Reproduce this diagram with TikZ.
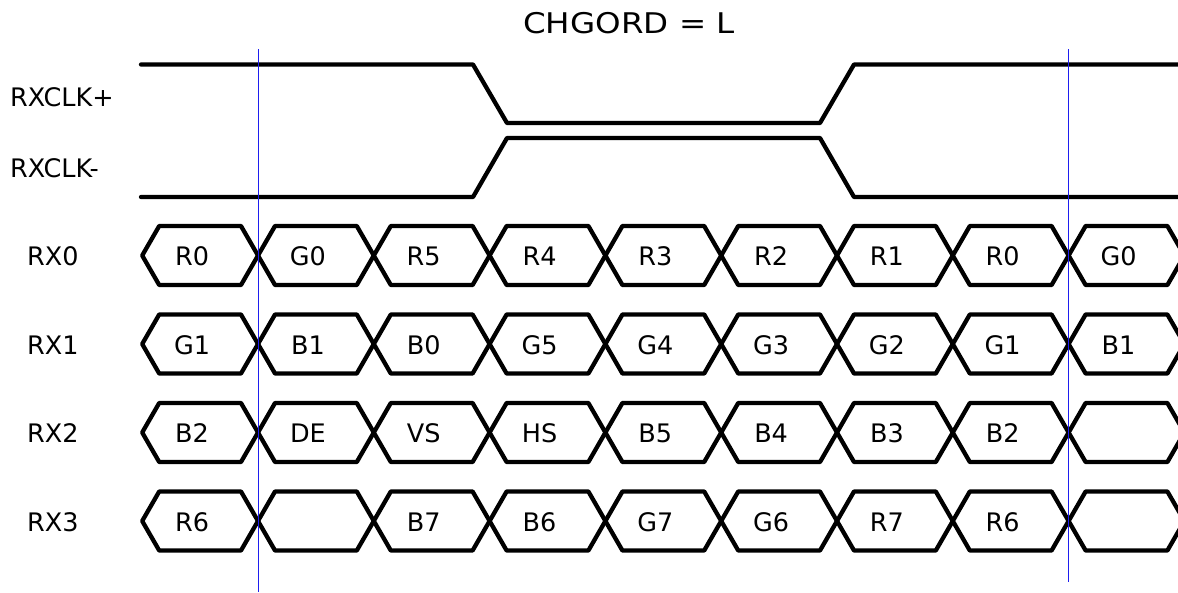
\documentclass[tikz,border=0pt]{standalone}
\usepackage{fontspec}
\setmainfont{DejaVu Sans}
\begin{document}
\begin{tikzpicture}[x=1pt,y=-1pt,
  wave/.style={line width=4.3pt, line join=round, line cap=round},
  marker/.style={draw={rgb,255:red,30;green,30;blue,240}, line width=1pt},
  lbl/.style={font=\fontsize{25.5}{29}\selectfont, inner sep=0pt},
  title/.style={font=\fontsize{28.5}{32}\selectfont, inner sep=0pt, xscale=1.14}]
\useasboundingbox (0,0) rectangle (1178,592);
\clip (0,0) rectangle (1178,592);

% title
\node[title, anchor=base] (ttl) at (629,33.5) {CHGORD = L};

% clock labels
\node[lbl, anchor=base west] (lclkp) at (10,106) {RXCLK+};
\node[lbl, anchor=base west] (lclkn) at (10,177) {RXCLK-};

% clock waveforms
\draw[wave] (141,64.5) -- (473,64.5) -- (507,123) -- (820,123) -- (854,64.5) -- (1195,64.5);
\draw[wave] (141,197) -- (473,197) -- (507,138) -- (820,138) -- (854,197) -- (1195,197);

% data rows
\def\xo{142.2}
\def\per{115.8}
\def\hh{29.5}
\def\dd{17}
\foreach \r/\c in {0/255.5,1/344,2/432.5,3/521}{
  \node[lbl, anchor=base west] (lrx\r) at (27,\c+10) {RX\r};
  \foreach \i in {0,...,8}{
    \pgfmathsetmacro\xl{\xo+\per*\i}
    \pgfmathsetmacro\xr{\xl+\per}
    \draw[wave] (\xl,\c) -- (\xl+\dd,\c-\hh) -- (\xr-\dd,\c-\hh) -- (\xr,\c)
      -- (\xr-\dd,\c+\hh) -- (\xl+\dd,\c+\hh) -- cycle;
  }
}

% cell labels
\newcommand{\celllabels}[3]{%
  \foreach \i/\t in {#3}{
    \pgfmathsetmacro\xm{\xo+\per*\i+\per/2-8}
    \node[lbl, anchor=base] (c#1n\i) at (\xm,#2+10) {\t};
  }}
\celllabels{0}{255.5}{0/R0,1/G0,2/R5,3/R4,4/R3,5/R2,6/R1,7/R0,8/G0}
\celllabels{1}{344}{0/G1,1/B1,2/B0,3/G5,4/G4,5/G3,6/G2,7/G1,8/B1}
\celllabels{2}{432.5}{0/B2,1/DE,2/VS,3/HS,4/B5,5/B4,6/B3,7/B2}
\celllabels{3}{521}{0/R6,2/B7,3/B6,4/G7,5/G6,6/R7,7/R6}

% marker lines
\coordinate (m1t) at (258,49);
\coordinate (m1b) at (258,592);
\coordinate (m2t) at (1068.6,49);
\coordinate (m2b) at (1068.6,582);
\draw[marker] (m1t) -- (m1b);
\draw[marker] (m2t) -- (m2b);
\end{tikzpicture}
\end{document}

——

▶ [Aim]
Write out again, exactly, the lines from the start of the listing up to the line containing "anchor=base] (ttl) at", with both ends and without pictures.

▶ [Solution to the problem]
Reproduce this diagram with TikZ.
\documentclass[tikz,border=0pt]{standalone}
\usepackage{fontspec}
\setmainfont{DejaVu Sans}
\begin{document}
\begin{tikzpicture}[x=1pt,y=-1pt,
  wave/.style={line width=4.3pt, line join=round, line cap=round},
  marker/.style={draw={rgb,255:red,30;green,30;blue,240}, line width=1pt},
  lbl/.style={font=\fontsize{25.5}{29}\selectfont, inner sep=0pt},
  title/.style={font=\fontsize{28.5}{32}\selectfont, inner sep=0pt, xscale=1.14}]
\useasboundingbox (0,0) rectangle (1178,592);
\clip (0,0) rectangle (1178,592);

% title
\node[title, anchor=base] (ttl) at (629,33.5) {CHGORD = L};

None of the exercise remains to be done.